## Data lines
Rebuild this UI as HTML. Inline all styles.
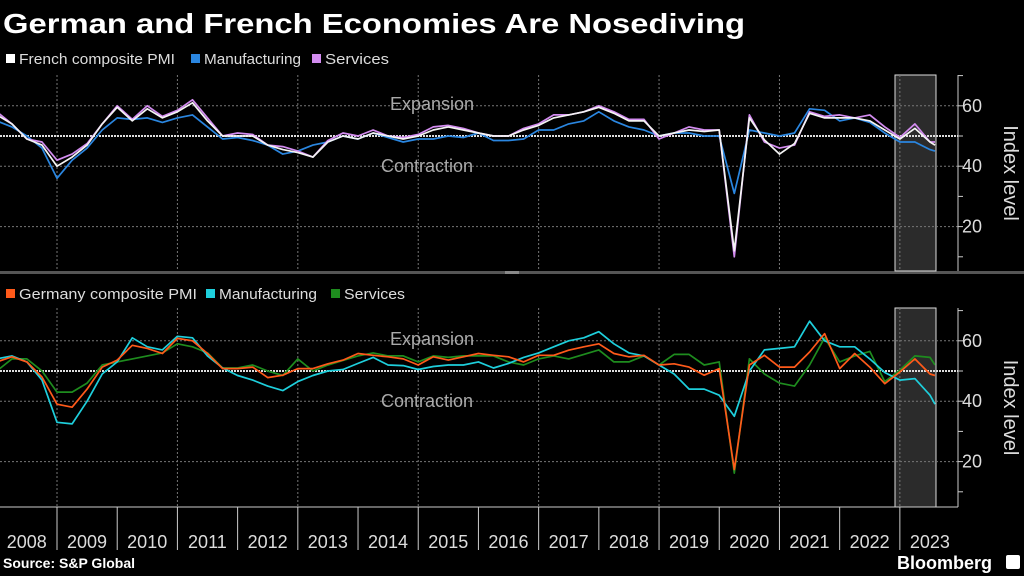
<!DOCTYPE html>
<html><head><meta charset="utf-8">
<style>
html,body{margin:0;padding:0;background:#000;width:1024px;height:576px;overflow:hidden;font-family:"Liberation Sans",sans-serif;color:#fff}
svg{position:absolute;left:0;top:0}
</style></head>
<body>
<svg id="chart" width="1024" height="576">
<text x="3" y="33" font-size="28" font-weight="bold" fill="#fff" textLength="742" lengthAdjust="spacingAndGlyphs">German and French Economies Are Nosediving</text>
<g font-size="15" fill="#ddd">
<rect x="6" y="54" width="9" height="9" fill="#fff"/>
<text x="19" y="64" textLength="156" lengthAdjust="spacingAndGlyphs">French composite PMI</text>
<rect x="191" y="54" width="9" height="9" fill="#2a86e0"/>
<text x="204" y="64" textLength="97" lengthAdjust="spacingAndGlyphs">Manufacturing</text>
<rect x="312" y="54" width="9" height="9" fill="#d38cf0"/>
<text x="325" y="64" textLength="64" lengthAdjust="spacingAndGlyphs">Services</text>
</g>
<g font-size="15" fill="#ddd">
<rect x="6" y="289" width="9" height="9" fill="#ff5a1a"/>
<text x="19" y="299" textLength="178" lengthAdjust="spacingAndGlyphs">Germany composite PMI</text>
<rect x="206" y="289" width="9" height="9" fill="#1ecfdc"/>
<text x="219" y="299" textLength="98" lengthAdjust="spacingAndGlyphs">Manufacturing</text>
<rect x="331" y="289" width="9" height="9" fill="#1e8c1e"/>
<text x="344" y="299" textLength="61" lengthAdjust="spacingAndGlyphs">Services</text>
</g>
<rect x="0" y="271" width="1024" height="3" fill="#555"/>
<rect x="505" y="271" width="14" height="3" fill="#888"/>
<text x="3" y="568" font-size="14" font-weight="bold" fill="#fff">Source: S&amp;P Global</text>
<text x="897" y="569" font-size="18" font-weight="bold" fill="#fff">Bloomberg</text>
<rect x="1006" y="555" width="14" height="14" rx="2" fill="#fff"/>
</svg>
<script>
// months since Jan 2008
const months=[0,3,6,9,12,15,18,21,24,27,30,33,36,39,42,45,48,51,54,57,60,63,66,69,72,75,78,81,84,87,90,93,96,99,102,105,108,111,114,117,120,123,126,129,132,135,138,141,144,147,150,153,156,159,162,165,168,171,174,177,180,183,186,187];
const years=["2008","2009","2010","2011","2012","2013","2014","2015","2016","2017","2018","2019","2020","2021","2022","2023"];
const yTicks=[60,40,20];
const frComposite=[57,54,49,47,40,43,47,54,59.5,55,59,56,58,61,55,50,50,50,47,45.5,44.5,43,48,50,49,51,50,49,50,52,53,52,51,50,50,52,53.5,56,57,58,59.5,57.5,55,55,50,51,52,51.5,52,12,56,48.7,44,47.5,57.5,56,56,56,55,52,49,52.5,48,47];
const frManufacturing=[55,53,50,46,36,42,46,52,56,55.5,56,54.5,56,57,53,49,49.5,48.5,47,44,45,47,48,50,49,51,49.5,48,49,49,50,49.5,51,48.5,48.5,49,52,52,54,55,58,55,53,52,50,51,51,50,50,31,52,51,50,51,59,58.5,55,56,54.5,51,48,48,45.5,45];
const frServices=[58,54,49,48,42,44,47.5,54,60,55.5,60,56.5,58.5,62,56,50,51,50.5,47,46.5,45,43,48.5,51,50,52,50,49.5,50.5,53,53.5,52.5,51,50,50,52.5,54,57,57,58,60,58,55.5,55.5,49,51,53,52,52,10,57,48,46,47,58,56.5,57,56,57,53,49.5,54,48,48];
const deComposite=[53,54.7,53,48,39,38,44,51.3,53.6,58.5,57.5,55.8,60.8,60,55.8,50.8,50.8,51.3,47.8,48.6,50.8,50.8,52.4,53.6,55.8,55.2,54.7,54,52,54.7,53.6,54.7,55.8,55.2,54.7,53,55.2,55.2,56.9,58,59,55.8,54.7,55.2,52,52.4,51.3,48.6,50.8,17.4,52,55.2,51.3,51.3,56.3,62.4,50.8,55.8,51.3,45.8,49.7,54,49,48.5];
const deManufacturing=[54,55,53,47,33,32.5,40,49,53,61,58,57,61.5,61,55,51,48.5,47,45,43.5,46.5,48.5,50,50.5,52.5,54.5,52,51.8,50.5,51.5,52,52,53,51,52.5,54.5,56,58,60,61,63,59,56,55,52,49,44,44,42,35,50,57,57.5,58,66.5,60,58,58,54,49.5,47,47.5,42,39];
const deServices=[50,54,54,50,43,43,46,52,53,54,55,56,59,58,56,51,51,52,50,48.5,54,50,52,53.5,55,56,55,55,53,55,54.5,55,55,55,53,52,54,55,54,55.5,57,53,53,55,52,55.5,55.5,52,53,16.2,54,49,46,45,52,61,53,55,56.5,46.5,50.3,55,54.5,52];

const NS="http://www.w3.org/2000/svg";
const svg=document.getElementById('chart');
const X0=-3.2, PXM=5.017;
function xScale(m){return X0+m*PXM;}
function mk(tag,attrs,parent){const e=document.createElementNS(NS,tag);for(const k in attrs)e.setAttribute(k,attrs[k]);(parent||svg).appendChild(e);return e;}
function panel(name,top,bottom,y50,series,colors,names){
  const yScale=v=>y50-(v-50)*3.02;
  const g=mk('g',{});
  
  
  const sh=mk('rect',{x:895,y:top,width:41,height:bottom-top,fill:'#2b2b2b',stroke:'#ddd','stroke-width':1},g);
  
  
  for(let i=1;i<years.length;i+=2){
    const x=xScale((i)*12);
    const l=mk('line',{x1:x,x2:x,y1:top,y2:bottom,stroke:'#777','stroke-width':1,'stroke-dasharray':'2,2'},g);
    
    
  }
  yTicks.forEach(v=>{
    const y=yScale(v);
    const l=mk('line',{x1:0,x2:958,y1:y,y2:y,stroke:'#777','stroke-width':1,'stroke-dasharray':'2,2'},g);
    
    
    const t=mk('text',{x:962,y:y+6,'font-size':18,fill:'#ddd'},g);
    t.textContent=v;
    
    
  });
  [70,60,50,40,30,20,10].forEach(v=>{
    const y=yScale(v);
    if(y<top-2)return;
    const tk=mk('line',{x1:958,x2:963,y1:y,y2:y,stroke:'#ccc','stroke-width':1},g);
    
    
  });
  const ax=mk('line',{x1:958,x2:958,y1:top,y2:bottom,stroke:'#ccc','stroke-width':1},g);
  
  
  const ref=mk('line',{x1:0,x2:958,y1:y50,y2:y50,stroke:'#ddd','stroke-width':2,'stroke-dasharray':'2,1'},g);
  
  
  const e=mk('text',{x:432,y:y50-26,'font-size':18,fill:'#aaa','text-anchor':'middle'},g);
  e.textContent='Expansion';
  
  
  const c=mk('text',{x:427,y:y50+36,'font-size':18,fill:'#aaa','text-anchor':'middle'},g);
  c.textContent='Contraction';
  
  
  const yl=mk('text',{x:0,y:0,'font-size':20,fill:'#ddd','text-anchor':'middle',transform:`translate(1004,${(top+bottom)/2}) rotate(90)`},g);
  yl.textContent='Index level';
  
  
  series.forEach((s,k)=>{
    const d=s.map((v,i)=>(i?'L':'M')+xScale(months[i]).toFixed(1)+','+yScale(v).toFixed(1)).join('');
    const p=mk('path',{d:d,fill:'none',stroke:colors[k],'stroke-width':1.7,'stroke-linejoin':'round'},g);
    
    
  });
}
panel('france-panel',75,271,136,[frManufacturing,frServices,frComposite],['#2a86e0','#d38cf0','#f4f4f4'],['french-manufacturing-line','french-services-line','french-composite-line']);
panel('germany-panel',308,507,371,[deServices,deManufacturing,deComposite],['#1e8c1e','#1ecfdc','#ff5a1a'],['germany-services-line','germany-manufacturing-line','germany-composite-line']);
// x axis
const base=mk('line',{x1:0,x2:958,y1:507,y2:507,stroke:'#ccc','stroke-width':1});


years.forEach((yr,i)=>{
  const x0=xScale(i*12);
  if(i>0){
    const t=mk('line',{x1:x0,x2:x0,y1:507,y2:550,stroke:'#ccc','stroke-width':1});
    
    
  }
  const lab=mk('text',{x:x0+30,y:548,'font-size':18,fill:'#ddd','text-anchor':'middle'});
  lab.textContent=yr;
  
  
});
</script>
</body></html>
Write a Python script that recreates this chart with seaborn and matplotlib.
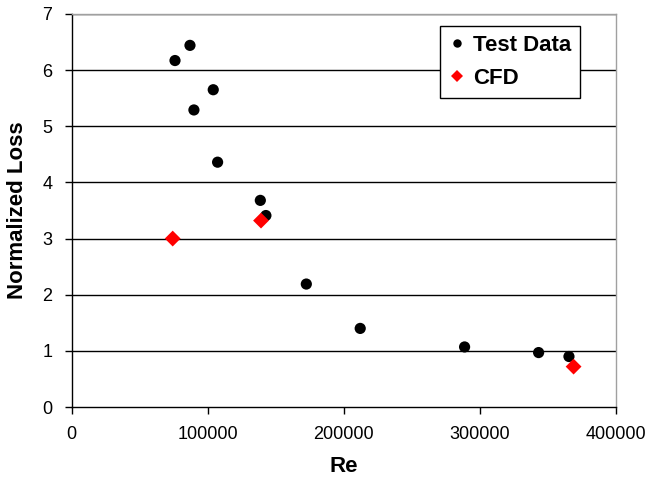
import matplotlib
matplotlib.use("Agg")
import matplotlib.pyplot as plt
import seaborn as sns
import pandas as pd

test_re = [76000, 87000, 89900, 104100, 107300, 138700, 142800, 172500, 212100, 288800, 343200, 365500]
test_loss = [6.17, 6.44, 5.29, 5.65, 4.36, 3.68, 3.41, 2.19, 1.40, 1.07, 0.97, 0.90]
cfd_re = [74300, 139200, 368900]
cfd_loss = [3.00, 3.32, 0.72]
x_ticks = [0, 100000, 200000, 300000, 400000]
y_ticks = [0, 1, 2, 3, 4, 5, 6, 7]

sns.set_style("white")
plt.rcParams['font.family'] = ['Liberation Sans', 'DejaVu Sans']
plt.rcParams['text.color'] = 'black'
plt.rcParams['axes.labelcolor'] = 'black'
plt.rcParams['xtick.color'] = 'black'
plt.rcParams['ytick.color'] = 'black'

df = pd.concat([
    pd.DataFrame({"Re": test_re, "Loss": test_loss, "Series": "Test Data"}),
    pd.DataFrame({"Re": cfd_re, "Loss": cfd_loss, "Series": "CFD"}),
])

fig = plt.figure(figsize=(6.49, 4.80), dpi=100)
ax = fig.add_axes([0.1103, 0.152, 0.8387, 0.819])

for y in y_ticks[1:]:
    ax.axhline(y, color="black", lw=1.0, zorder=1)

sns.scatterplot(data=df, x="Re", y="Loss", hue="Series", style="Series",
                palette={"Test Data": "black", "CFD": "#ff0000"},
                markers={"Test Data": "o", "CFD": "D"},
                s=65, edgecolor="none", linewidth=0, ax=ax, zorder=3)

ax.set_xlim(0, 400000)
ax.set_ylim(0, 7)
ax.set_xticks(x_ticks)
ax.set_yticks(y_ticks)
ax.set_xticklabels([str(v) for v in x_ticks], fontsize=13)
ax.set_yticklabels([str(v) for v in y_ticks], fontsize=13)
ax.tick_params(axis="x", direction="out", length=5, width=1, bottom=True, pad=9)
ax.tick_params(axis="y", direction="out", length=5, width=1, left=True, pad=9)
for side in ["left", "bottom"]:
    ax.spines[side].set_color("black")
    ax.spines[side].set_linewidth(1.0)
for side in ["right", "top"]:
    ax.spines[side].set_color("#a0a0a0")
    ax.spines[side].set_linewidth(1.0)

ax.set_xlabel("Re", fontsize=16, fontweight="bold", labelpad=9)
ax.set_ylabel("Normalized Loss", fontsize=16, fontweight="bold", labelpad=10)

leg = ax.legend(loc="upper right", bbox_to_anchor=(0.934, 0.970), frameon=True, fancybox=False,
                edgecolor="black", framealpha=1, fontsize=16, handletextpad=0.3,
                borderpad=0.4, labelspacing=0.55, markerscale=0.75, handlelength=0.8,
                borderaxespad=0)
leg.get_frame().set_linewidth(1.0)
leg.set_zorder(5)
for t in leg.get_texts():
    t.set_fontweight("bold")

fig.savefig("out.png", dpi=100, facecolor="white")
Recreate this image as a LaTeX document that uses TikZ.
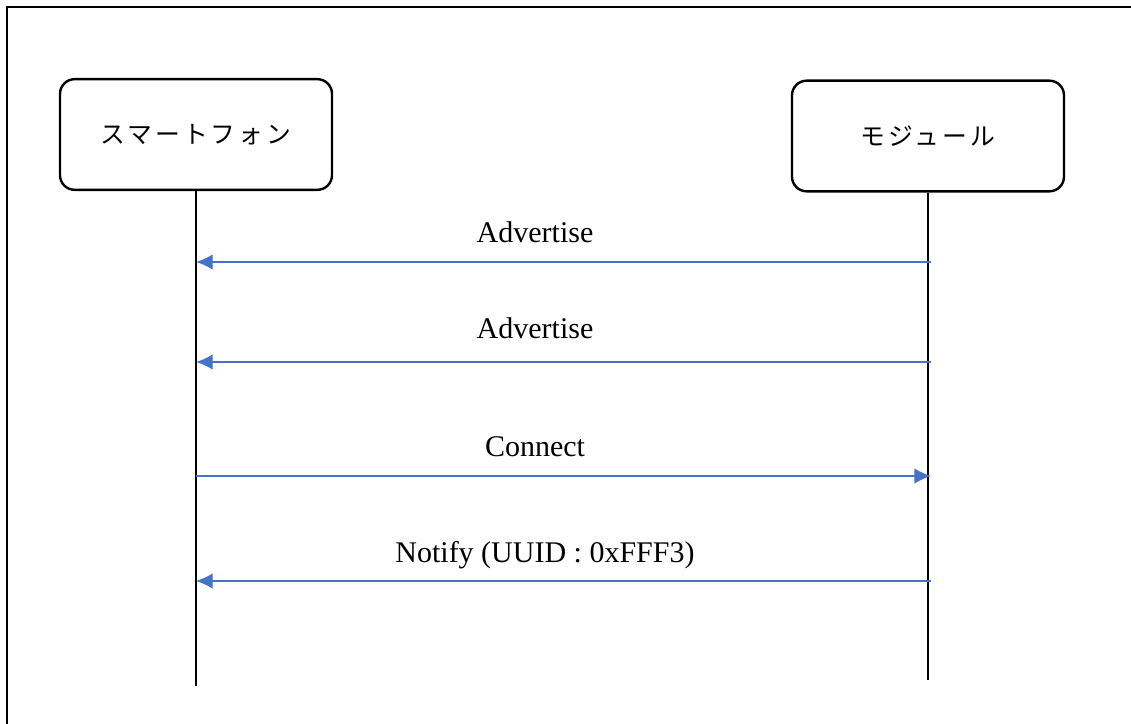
\documentclass[tikz,border=0pt]{standalone}
\usepackage{fontspec}
\setmainfont{Liberation Serif}
\newfontfamily\jpfont[LetterSpace=12]{Noto Sans CJK JP}
\usetikzlibrary{arrows.meta}

\definecolor{msgblue}{HTML}{4472C4}

\begin{document}
\begin{tikzpicture}[x=0.75pt,y=-0.75pt,
    lifebox/.style={draw,line width=1.8pt,rounded corners=11pt,
      minimum width=204pt,minimum height=83pt,font=\jpfont\fontsize{18.6}{22}\selectfont},
    lifeline/.style={line width=0.8pt},
    msg/.style={draw=msgblue,line width=0.9pt,-{Latex[length=12.5pt,width=11.5pt]}},
    msglabel/.style={anchor=base,font=\fontsize{22.5}{27}\selectfont}]
        % Parametry
        \def\xp{196}      % x telefonu
        \def\xm{928}      % x modulu
        \def\lx{535}      % x popisku

        % Rámeček
        \useasboundingbox (0,0) rectangle (1131,724);
        \draw[line width=1.6pt] (7,7) rectangle (1150,750);

        % Účastníci
        \node[lifebox] (phone) at (\xp,134.5) {スマートフォン};
        \node[lifebox] (module) at (\xm,136) {モジュール};

        % Čáry života
        \coordinate (phoneend) at (\xp,686);
        \coordinate (moduleend) at (\xm,680);
        \draw[lifeline] (phone.south) -- (phoneend);
        \draw[lifeline] (module.south) -- (moduleend);

        % Zprávy
        \foreach \y/\name in {262/adv1,362/adv2,476/conn,581/notif}{
          \coordinate (p-\name) at (\xp,\y);
          \coordinate (m-\name) at (\xm+3,\y);
        }
        \draw[msg] (m-adv1) -- (p-adv1);
        \draw[msg] (m-adv2) -- (p-adv2);
        \draw[msg] (p-conn) -- (m-conn);
        \draw[msg] (m-notif) -- (p-notif);

        % Popisky
        \node[msglabel] (ladv1) at (\lx,242) {Advertise};
        \node[msglabel] (ladv2) at (\lx,338) {Advertise};
        \node[msglabel] (lconn) at (\lx,456) {Connect};
        \node[msglabel] (lnotif) at (545,562) {Notify (UUID : 0xFFF3)};
      \end{tikzpicture}
\end{document}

## Aim of the exercise
For the material above, give again only the lines starting at the line that contains "Write a Python" and ending at the line that contains "linewidth=0, ax=ax, zorder=3)". Pictures do not belong in the copy.

## Answer
Write a Python script that recreates this chart with seaborn and matplotlib.
import matplotlib
matplotlib.use("Agg")
import matplotlib.pyplot as plt
import seaborn as sns
import pandas as pd

test_re = [76000, 87000, 89900, 104100, 107300, 138700, 142800, 172500, 212100, 288800, 343200, 365500]
test_loss = [6.17, 6.44, 5.29, 5.65, 4.36, 3.68, 3.41, 2.19, 1.40, 1.07, 0.97, 0.90]
cfd_re = [74300, 139200, 368900]
cfd_loss = [3.00, 3.32, 0.72]
x_ticks = [0, 100000, 200000, 300000, 400000]
y_ticks = [0, 1, 2, 3, 4, 5, 6, 7]

sns.set_style("white")
plt.rcParams['font.family'] = ['Liberation Sans', 'DejaVu Sans']
plt.rcParams['text.color'] = 'black'
plt.rcParams['axes.labelcolor'] = 'black'
plt.rcParams['xtick.color'] = 'black'
plt.rcParams['ytick.color'] = 'black'

df = pd.concat([
    pd.DataFrame({"Re": test_re, "Loss": test_loss, "Series": "Test Data"}),
    pd.DataFrame({"Re": cfd_re, "Loss": cfd_loss, "Series": "CFD"}),
])

fig = plt.figure(figsize=(6.49, 4.80), dpi=100)
ax = fig.add_axes([0.1103, 0.152, 0.8387, 0.819])

for y in y_ticks[1:]:
    ax.axhline(y, color="black", lw=1.0, zorder=1)

sns.scatterplot(data=df, x="Re", y="Loss", hue="Series", style="Series",
                palette={"Test Data": "black", "CFD": "#ff0000"},
                markers={"Test Data": "o", "CFD": "D"},
                s=65, edgecolor="none", linewidth=0, ax=ax, zorder=3)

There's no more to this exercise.